It may seem strange to think about living things like inanimate machines, but it’s a growing field. “In silico biology is the emerging frontier,” says Jonathan Lynch, a professor in the Department of Plant Sciences at Pennsylvania State University who was not involved in the study.
According to the team’s findings, it’s all about trade-offs.
Navlakha focused on two main parameters: the total length of all branches and the distance that nutrients would need to move to reach leaves. For a plant to be efficient, it shouldn’t use too much of its resources on forming branches—but it also shouldn’t take too long for resources to reach the ends of its existing routes. His team found that, over time, plants come to grow in a pattern that allows them to minimize both of those parameters as much as possible.
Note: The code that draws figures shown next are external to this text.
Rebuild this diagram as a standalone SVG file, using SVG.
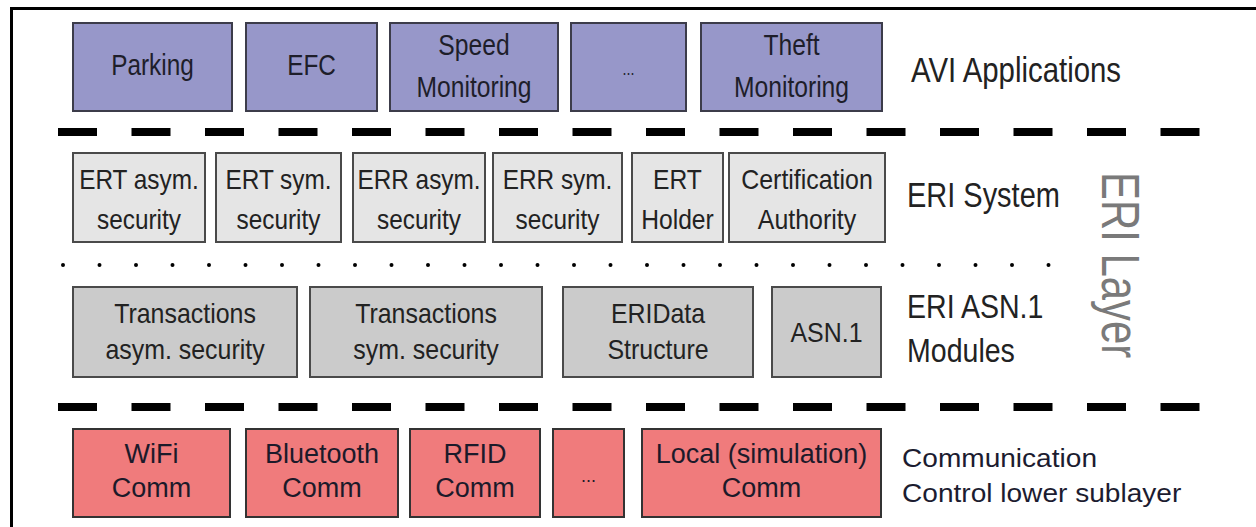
<svg xmlns="http://www.w3.org/2000/svg" width="1256" height="527" viewBox="0 0 1256 527">
<style>
  text { font-family: "Liberation Sans", Arial, sans-serif; text-anchor: middle; }
  .app rect { fill: #9797c9; stroke: #3c3c4a; stroke-width: 2; }
  .sys rect { fill: #e5e5e5; stroke: #4a4a4a; stroke-width: 2; }
  .mod rect { fill: #cbcbcb; stroke: #4a4a4a; stroke-width: 2; }
  .com rect { fill: #f07b7c; stroke: #333333; stroke-width: 2; }
  .app text { font-size: 29px; fill: #1e1e2a; }
  .sys text { font-size: 28px; fill: #222; }
  .mod text { font-size: 28px; fill: #222; }
  .com text { font-size: 27px; fill: #1c1a2a; }
  .lbl { text-anchor: start; font-size: 36px; fill: #222; }
  .lbl2 { text-anchor: start; font-size: 34px; fill: #222; }
  .lbl3 { text-anchor: start; font-size: 26px; fill: #1c1c30; }
  .dash { stroke: #000; stroke-width: 8; stroke-dasharray: 39 34.5; fill: none; }
  .dots { stroke: #000; stroke-width: 4; stroke-linecap: round; stroke-dasharray: 0 36.5; fill: none; }
</style>

<g id="frame" fill="none" stroke="#000" stroke-width="3">
  <path d="M11.5,527 V8.5 H1256"/>
</g>

<g id="separators">
  <line class="dash" x1="58" y1="132" x2="1203" y2="132"/>
  <line class="dots" x1="63" y1="265" x2="1050" y2="265"/>
  <line class="dash" x1="58" y1="407" x2="1203" y2="407"/>
</g>

<g id="connectors"></g>

<!-- AVI Applications -->
<g id="parking" class="app">
  <rect x="73" y="23" width="159" height="88"/>
  <text transform="translate(152.5,75) scale(0.84,1)">Parking</text>
</g>
<g id="efc" class="app">
  <rect x="246" y="23" width="131" height="88"/>
  <text transform="translate(311.5,75) scale(0.84,1)">EFC</text>
</g>
<g id="speed-monitoring" class="app">
  <rect x="390" y="23" width="168" height="88"/>
  <text transform="translate(474,55) scale(0.85,1)">Speed</text>
  <text transform="translate(474,97) scale(0.85,1)">Monitoring</text>
</g>
<g id="app-more" class="app">
  <rect x="571" y="23" width="115" height="88"/>
  <text transform="translate(628.5,75) scale(0.8,1)" style="font-size:18px">...</text>
</g>
<g id="theft-monitoring" class="app">
  <rect x="701" y="23" width="181" height="88"/>
  <text transform="translate(791.5,55) scale(0.85,1)">Theft</text>
  <text transform="translate(791.5,97) scale(0.85,1)">Monitoring</text>
</g>

<!-- ERI System -->
<g id="ert-asym" class="sys">
  <rect x="73" y="153" width="132" height="89"/>
  <text transform="translate(139,189) scale(0.87,1)">ERT asym.</text>
  <text transform="translate(139,229) scale(0.87,1)">security</text>
</g>
<g id="ert-sym" class="sys">
  <rect x="216" y="153" width="125" height="89"/>
  <text transform="translate(278.5,189) scale(0.87,1)">ERT sym.</text>
  <text transform="translate(278.5,229) scale(0.87,1)">security</text>
</g>
<g id="err-asym" class="sys">
  <rect x="353" y="153" width="132" height="89"/>
  <text transform="translate(419,189) scale(0.87,1)">ERR asym.</text>
  <text transform="translate(419,229) scale(0.87,1)">security</text>
</g>
<g id="err-sym" class="sys">
  <rect x="493" y="153" width="129" height="89"/>
  <text transform="translate(557.5,189) scale(0.87,1)">ERR sym.</text>
  <text transform="translate(557.5,229) scale(0.87,1)">security</text>
</g>
<g id="ert-holder" class="sys">
  <rect x="632" y="153" width="91" height="89"/>
  <text transform="translate(677.5,189) scale(0.88,1)">ERT</text>
  <text transform="translate(677.5,229) scale(0.88,1)">Holder</text>
</g>
<g id="certification-authority" class="sys">
  <rect x="729" y="153" width="156" height="89"/>
  <text transform="translate(807,189) scale(0.89,1)">Certification</text>
  <text transform="translate(807,229) scale(0.89,1)">Authority</text>
</g>

<!-- ERI ASN.1 Modules -->
<g id="transactions-asym" class="mod">
  <rect x="73" y="287" width="224" height="90"/>
  <text transform="translate(185,323) scale(0.89,1)">Transactions</text>
  <text transform="translate(185,359) scale(0.89,1)">asym. security</text>
</g>
<g id="transactions-sym" class="mod">
  <rect x="310" y="287" width="232" height="90"/>
  <text transform="translate(426,323) scale(0.89,1)">Transactions</text>
  <text transform="translate(426,359) scale(0.89,1)">sym. security</text>
</g>
<g id="eridata-structure" class="mod">
  <rect x="563" y="287" width="190" height="90"/>
  <text transform="translate(658,323) scale(0.89,1)">ERIData</text>
  <text transform="translate(658,359) scale(0.89,1)">Structure</text>
</g>
<g id="asn1" class="mod">
  <rect x="772" y="287" width="109" height="90"/>
  <text transform="translate(826.5,342) scale(0.89,1)">ASN.1</text>
</g>

<!-- Communication -->
<g id="wifi-comm" class="com">
  <rect x="73" y="429" width="157" height="88"/>
  <text transform="translate(151.5,463)">WiFi</text>
  <text transform="translate(151.5,497)">Comm</text>
</g>
<g id="bluetooth-comm" class="com">
  <rect x="246" y="429" width="152" height="88"/>
  <text transform="translate(322,463)">Bluetooth</text>
  <text transform="translate(322,497)">Comm</text>
</g>
<g id="rfid-comm" class="com">
  <rect x="410" y="429" width="130" height="88"/>
  <text transform="translate(475,463)">RFID</text>
  <text transform="translate(475,497)">Comm</text>
</g>
<g id="comm-more" class="com">
  <rect x="553" y="429" width="71" height="88"/>
  <text transform="translate(588.5,482)" style="font-size:18px">...</text>
</g>
<g id="local-comm" class="com">
  <rect x="642" y="429" width="239" height="88"/>
  <text transform="translate(761.5,463)">Local (simulation)</text>
  <text transform="translate(761.5,497)">Comm</text>
</g>

<!-- Layer labels -->
<g id="labels">
  <text class="lbl" transform="translate(911,82) scale(0.816,1)">AVI Applications</text>
  <text class="lbl" transform="translate(907,207) scale(0.805,1)">ERI System</text>
  <text class="lbl2" transform="translate(907,318) scale(0.84,1)">ERI ASN.1</text>
  <text class="lbl2" transform="translate(907,362) scale(0.84,1)">Modules</text>
  <text class="lbl3" transform="translate(902,467) scale(1.08,1)">Communication</text>
  <text class="lbl3" transform="translate(902,502) scale(1.08,1)">Control lower sublayer</text>
  <text transform="translate(1102,172) rotate(90) scale(0.79,1)" style="text-anchor:start;font-size:53px;fill:#7a7a7a">ERI Layer</text>
</g>
</svg>
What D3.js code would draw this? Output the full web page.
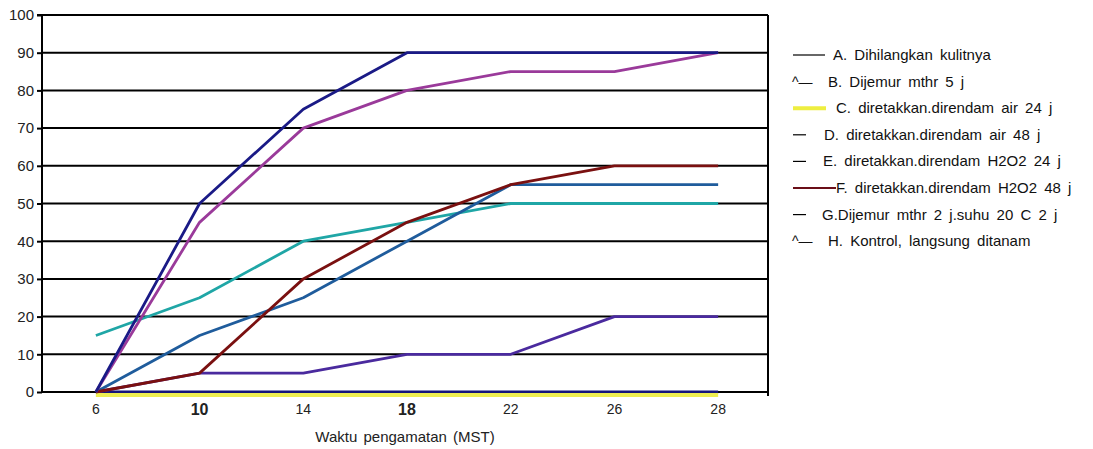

But it takes compromise; after all, having a direct branch to a leaf might shorten the distance resources must travel, but it increases the total length of the plant’s plumbing system.
This balancing act corresponded almost perfectly with what’s called the Pareto curve, the “best case scenario” when you’re trying to optimize two variables. Even when the plants were subjected to different conditions, they still stuck close to these optimal results. Even in droughts, heat, or darkness, the plants still try to minimize total length and distance travelled as much as possible. Which they prioritize over the other has to vary in order to maintain the balance.
“All plants are pushing toward this optimal tradeoff between the two objectives,” Navlakha says. “The way they choose might depend on which condition or environment they’re in.”
The only exception was when the team exposed the plant to more light than usual. The branch structure that developed under those conditions didn’t seem to be the most efficient option. Although the paper only focuses on total length and distance traveled, the authors acknowledge that other factors may be at play as well, which could explain the differences that cropped up under increased light.
Navlakha thinks these new findings could help guide efforts to engineer the genomes of crops for increased yield. If modifying a gene affects a plant’s ability to optimally guide its branch growth, it could hurt its chances of survival.
He also hopes that the partnership can be inverted: instead of plant biologists learning from computer science, computer scientists could learn from biology. Optimization problems—like the trade-off that plants face every day as they grow—help engineers design systems that can tackle complex obstacles with a limited amount of computing power.
“We’re also interested in seeing if there are new strategies from plants that can be used when designing these algorithms,” Navlakha says.
This isn’t the first time that natural and man-made networks have mirrored each other: Multiple research groups have found that if they place oat flakes in the pattern of major cities, slime mold grows in formations that look just like the rail system that connects them—and sometimes, it finds an even better route.
Maybe some foliage could show the New York City subway system how it’s done.